begin
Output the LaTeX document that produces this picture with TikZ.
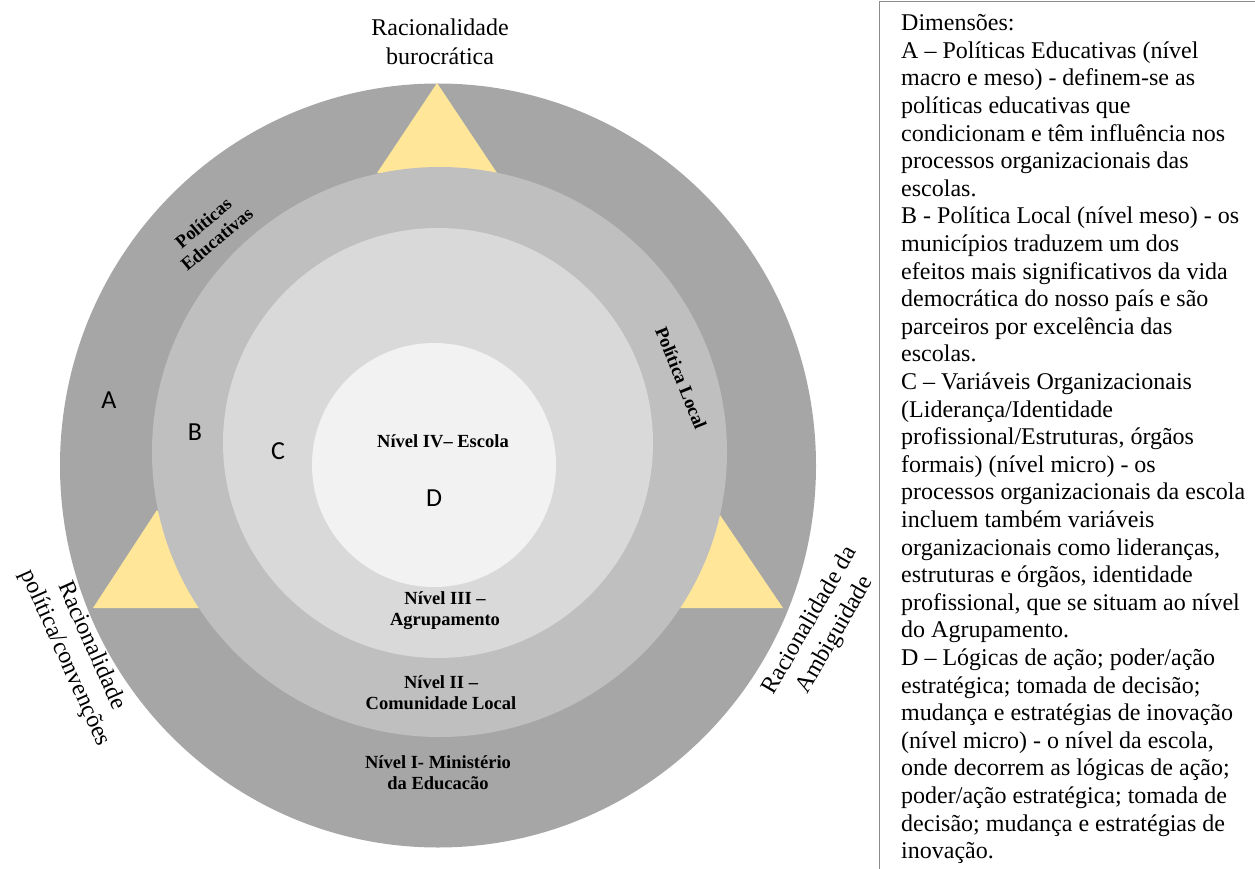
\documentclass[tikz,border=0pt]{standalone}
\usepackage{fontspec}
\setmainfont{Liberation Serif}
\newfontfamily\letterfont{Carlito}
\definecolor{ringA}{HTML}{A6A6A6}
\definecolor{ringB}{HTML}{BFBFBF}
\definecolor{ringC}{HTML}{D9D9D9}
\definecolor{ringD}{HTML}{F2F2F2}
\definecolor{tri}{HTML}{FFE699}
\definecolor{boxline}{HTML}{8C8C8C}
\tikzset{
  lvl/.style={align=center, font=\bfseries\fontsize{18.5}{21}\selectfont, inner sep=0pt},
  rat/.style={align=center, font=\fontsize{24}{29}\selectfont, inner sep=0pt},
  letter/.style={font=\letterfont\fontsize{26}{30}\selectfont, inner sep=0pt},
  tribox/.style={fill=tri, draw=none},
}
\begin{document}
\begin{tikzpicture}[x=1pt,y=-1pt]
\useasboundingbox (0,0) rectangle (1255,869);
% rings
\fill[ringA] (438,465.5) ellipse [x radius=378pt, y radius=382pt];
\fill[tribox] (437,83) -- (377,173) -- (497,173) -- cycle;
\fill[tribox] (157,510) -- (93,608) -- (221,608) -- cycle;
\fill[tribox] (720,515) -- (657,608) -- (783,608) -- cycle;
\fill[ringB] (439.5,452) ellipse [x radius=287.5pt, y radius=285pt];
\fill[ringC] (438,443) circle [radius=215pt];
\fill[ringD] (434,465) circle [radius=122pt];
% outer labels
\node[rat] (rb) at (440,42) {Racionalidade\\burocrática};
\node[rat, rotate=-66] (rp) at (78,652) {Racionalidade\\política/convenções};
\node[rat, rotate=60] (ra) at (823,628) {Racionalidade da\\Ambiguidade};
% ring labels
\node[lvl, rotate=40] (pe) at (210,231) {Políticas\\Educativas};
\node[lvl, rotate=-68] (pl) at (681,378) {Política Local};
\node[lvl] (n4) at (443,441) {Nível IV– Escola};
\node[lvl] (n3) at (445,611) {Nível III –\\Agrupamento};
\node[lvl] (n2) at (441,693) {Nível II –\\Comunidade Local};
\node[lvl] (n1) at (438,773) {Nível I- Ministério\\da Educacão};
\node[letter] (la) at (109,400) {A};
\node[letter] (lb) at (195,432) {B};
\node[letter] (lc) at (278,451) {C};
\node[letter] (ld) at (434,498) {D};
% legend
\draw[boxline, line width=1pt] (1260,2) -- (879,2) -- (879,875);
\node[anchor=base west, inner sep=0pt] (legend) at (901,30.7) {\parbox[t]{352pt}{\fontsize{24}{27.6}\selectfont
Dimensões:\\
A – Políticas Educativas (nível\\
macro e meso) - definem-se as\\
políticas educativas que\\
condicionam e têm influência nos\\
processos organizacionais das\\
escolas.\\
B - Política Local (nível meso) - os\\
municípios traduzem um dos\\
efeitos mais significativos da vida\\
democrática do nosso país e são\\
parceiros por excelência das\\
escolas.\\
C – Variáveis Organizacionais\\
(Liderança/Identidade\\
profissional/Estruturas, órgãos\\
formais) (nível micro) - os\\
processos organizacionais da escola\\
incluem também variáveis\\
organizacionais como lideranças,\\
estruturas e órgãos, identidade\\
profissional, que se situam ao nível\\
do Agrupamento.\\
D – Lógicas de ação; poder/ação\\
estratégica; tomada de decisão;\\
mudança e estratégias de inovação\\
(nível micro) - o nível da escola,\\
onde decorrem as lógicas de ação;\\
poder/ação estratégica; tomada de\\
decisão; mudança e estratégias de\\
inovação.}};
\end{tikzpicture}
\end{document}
end
### Given exercise
Give an exact reproduction of every line, leaving out any picture.

### Task solution
Output the LaTeX document that produces this picture with TikZ.
\documentclass[tikz,border=0pt]{standalone}
\usepackage{fontspec}
\setmainfont{Liberation Serif}
\newfontfamily\letterfont{Carlito}
\definecolor{ringA}{HTML}{A6A6A6}
\definecolor{ringB}{HTML}{BFBFBF}
\definecolor{ringC}{HTML}{D9D9D9}
\definecolor{ringD}{HTML}{F2F2F2}
\definecolor{tri}{HTML}{FFE699}
\definecolor{boxline}{HTML}{8C8C8C}
\tikzset{
  lvl/.style={align=center, font=\bfseries\fontsize{18.5}{21}\selectfont, inner sep=0pt},
  rat/.style={align=center, font=\fontsize{24}{29}\selectfont, inner sep=0pt},
  letter/.style={font=\letterfont\fontsize{26}{30}\selectfont, inner sep=0pt},
  tribox/.style={fill=tri, draw=none},
}
\begin{document}
\begin{tikzpicture}[x=1pt,y=-1pt]
\useasboundingbox (0,0) rectangle (1255,869);
% rings
\fill[ringA] (438,465.5) ellipse [x radius=378pt, y radius=382pt];
\fill[tribox] (437,83) -- (377,173) -- (497,173) -- cycle;
\fill[tribox] (157,510) -- (93,608) -- (221,608) -- cycle;
\fill[tribox] (720,515) -- (657,608) -- (783,608) -- cycle;
\fill[ringB] (439.5,452) ellipse [x radius=287.5pt, y radius=285pt];
\fill[ringC] (438,443) circle [radius=215pt];
\fill[ringD] (434,465) circle [radius=122pt];
% outer labels
\node[rat] (rb) at (440,42) {Racionalidade\\burocrática};
\node[rat, rotate=-66] (rp) at (78,652) {Racionalidade\\política/convenções};
\node[rat, rotate=60] (ra) at (823,628) {Racionalidade da\\Ambiguidade};
% ring labels
\node[lvl, rotate=40] (pe) at (210,231) {Políticas\\Educativas};
\node[lvl, rotate=-68] (pl) at (681,378) {Política Local};
\node[lvl] (n4) at (443,441) {Nível IV– Escola};
\node[lvl] (n3) at (445,611) {Nível III –\\Agrupamento};
\node[lvl] (n2) at (441,693) {Nível II –\\Comunidade Local};
\node[lvl] (n1) at (438,773) {Nível I- Ministério\\da Educacão};
\node[letter] (la) at (109,400) {A};
\node[letter] (lb) at (195,432) {B};
\node[letter] (lc) at (278,451) {C};
\node[letter] (ld) at (434,498) {D};
% legend
\draw[boxline, line width=1pt] (1260,2) -- (879,2) -- (879,875);
\node[anchor=base west, inner sep=0pt] (legend) at (901,30.7) {\parbox[t]{352pt}{\fontsize{24}{27.6}\selectfont
Dimensões:\\
A – Políticas Educativas (nível\\
macro e meso) - definem-se as\\
políticas educativas que\\
condicionam e têm influência nos\\
processos organizacionais das\\
escolas.\\
B - Política Local (nível meso) - os\\
municípios traduzem um dos\\
efeitos mais significativos da vida\\
democrática do nosso país e são\\
parceiros por excelência das\\
escolas.\\
C – Variáveis Organizacionais\\
(Liderança/Identidade\\
profissional/Estruturas, órgãos\\
formais) (nível micro) - os\\
processos organizacionais da escola\\
incluem também variáveis\\
organizacionais como lideranças,\\
estruturas e órgãos, identidade\\
profissional, que se situam ao nível\\
do Agrupamento.\\
D – Lógicas de ação; poder/ação\\
estratégica; tomada de decisão;\\
mudança e estratégias de inovação\\
(nível micro) - o nível da escola,\\
onde decorrem as lógicas de ação;\\
poder/ação estratégica; tomada de\\
decisão; mudança e estratégias de\\
inovação.}};
\end{tikzpicture}
\end{document}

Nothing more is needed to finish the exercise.